Now, there were valid cases where applying a licence key was preferable, or the only feasible option, i.e. if the computer wasn’t connected to the internet. However, many of the users that were applying licence keys manually didn’t need to. It would be easier for them, and better for RealVNC, if they used their account credentials to licence the software.

Identifying a potential cause

I started by looking through the onboarding process to find the point where customers applied the licence to the software. When they set up the software, they must run through a licensing wizard. Looking at the first screen of the wizard revealed a good opportunity for improvement. The screen offered a set of 3 options:

  1. Sign in to your RealVNC account to apply your subscription
  2. Start a free trial
  3. Enter a license key you possess (Enterprise subscription only)

The first two options started the same flow (i.e. ‘sign in’).
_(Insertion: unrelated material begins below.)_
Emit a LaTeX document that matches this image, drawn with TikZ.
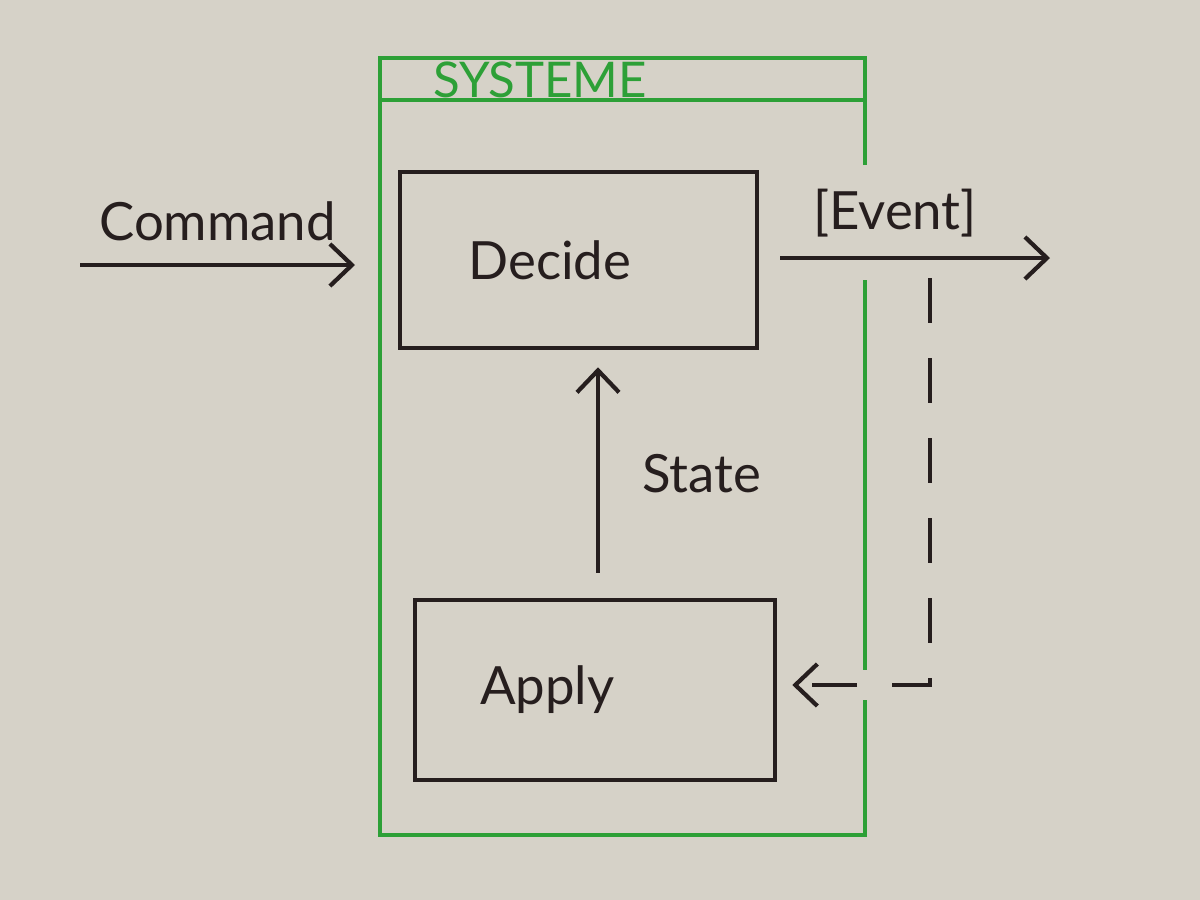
\documentclass[tikz,border=0pt]{standalone}
\usepackage{fontspec}
\setmainfont{Lato}
\usetikzlibrary{positioning,calc,arrows.meta}
\definecolor{paper}{RGB}{214,210,200}
\definecolor{ink}{RGB}{38,30,30}
\definecolor{pen}{RGB}{45,160,55}
\tikzset{
frame/.style={draw=pen,line width=0.9pt},
box/.style={draw=ink,line width=1.3pt,inner sep=0pt},
handtext/.style={text=ink,font=\fontsize{15}{18}\selectfont},
flow/.style={-{Straight Barb[length=2.2mm,width=4.2mm,line width=1.2pt]},ink,line width=1.3pt},
eventflow/.style={flow,dash pattern=on 4.5mm off 3.5mm}
}
\begin{document}
\begin{tikzpicture}[every node/.style={handtext}]
\fill[paper] (0,0) rectangle (12,-9);
\useasboundingbox (0,0) rectangle (12,-9);
% system frame
\coordinate (tl) at (3.8,-0.58);
\coordinate (br) at (8.65,-8.35);
\draw[frame] (8.65,-1.65) |- (tl) |- (br) -- (8.65,-7.0);
\draw[frame] (8.65,-2.8) -- (8.65,-6.7);
\draw[frame] (3.8,-1.0) -- (8.65,-1.0);
\node[text=pen,font=\fontsize{14}{16}\selectfont] (sys) at (5.4,-0.8) {SYSTEME};
% boxes
\node[box,minimum width=3.57cm,minimum height=1.76cm,text width=3.2cm,align=left] (decide) at (5.785,-2.6) {\hspace*{0.5cm}Decide};
\node[box,minimum width=3.6cm,minimum height=1.8cm,text width=3.2cm,align=left] (apply) at (5.95,-6.9) {\hspace*{0.45cm}Apply};
% flows
\coordinate (cmdin) at (0.8,-2.65);
\coordinate (cmdout) at (3.55,-2.65);
\draw[flow] (cmdin) -- (cmdout) node[midway,above=1mm] (cmd) {Command};
\coordinate (evin) at (7.8,-2.58);
\coordinate (evout) at (10.5,-2.58);
\draw[flow] (evin) -- (evout);
\node (ev) at (8.95,-2.13) {[Event]};
\draw[flow,shorten <=2.5mm,shorten >=1.7mm] (apply.north -| 5.98,0) -- (decide.south -| 5.98,0) node[midway,right=3mm] (st) {State};
\coordinate (evtap) at (9.3,-2.78);
\coordinate (evcorner) at (9.3,-6.85);
\draw[eventflow,shorten >=1.5mm] (evtap) -- (evcorner) -- (evcorner -| apply.east);
\end{tikzpicture}
\end{document}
The third made a strong association between having an Enterprise subscription (our most popular) and entering a key. I thought that this could be steering too many people toward the wrong option. I needed to validate this assumption, so I ran a small user test where I asked people to run through this wizard. In the scenario I told them that they had an Enterprise licence. My assumption was validated as it seemed that the wording was steering people with an Enterprise licence toward that third option. 

New design

I proposed a simple redesign of the screen to promote signing in as the primary action.

As the licence key option was now intended only for those users that couldn’t, or wouldn’t, connect their computer to the internet, I demoted that option in the UI. To help strengthen the message, and to decouple it from any one type of licence, I changed the button label to better describe the scenario where this option is needed – “Register offline”. I tested this with a new set of users, and was satisfied that it had the desired effect. So we decided to go ahead and implement the change.

How are we going to measure this?

RealVNC were tracking a metric called ‘Registered servers’. This metric showed the number of instances of their ‘VNC Server’ (part of VNC Connect) software that had been licensed by the customer signing into their account. We had no metric for the number of licence keys applied manually.

By moving this metric, it would show that the new screen was steering more people in the right direction, towards sign-in and away from licence keys. I decided to look specifically at people starting new 30-day trials, as this would include predominantly new customers, with no existing bias toward applying the key. Therefore they would take this new screen at face value.

The impact

This change went live in the software in March 2019. Looking at a graph of trial software registrations, it’s clear to see the impact. Online registrations for Enterprise subscriptions almost tripled in the space of a month. Not only did this please our Business Analyst, but it meant all of those new customers signing in to licence their software would face much less friction when it came to renew their licences in a year’s time.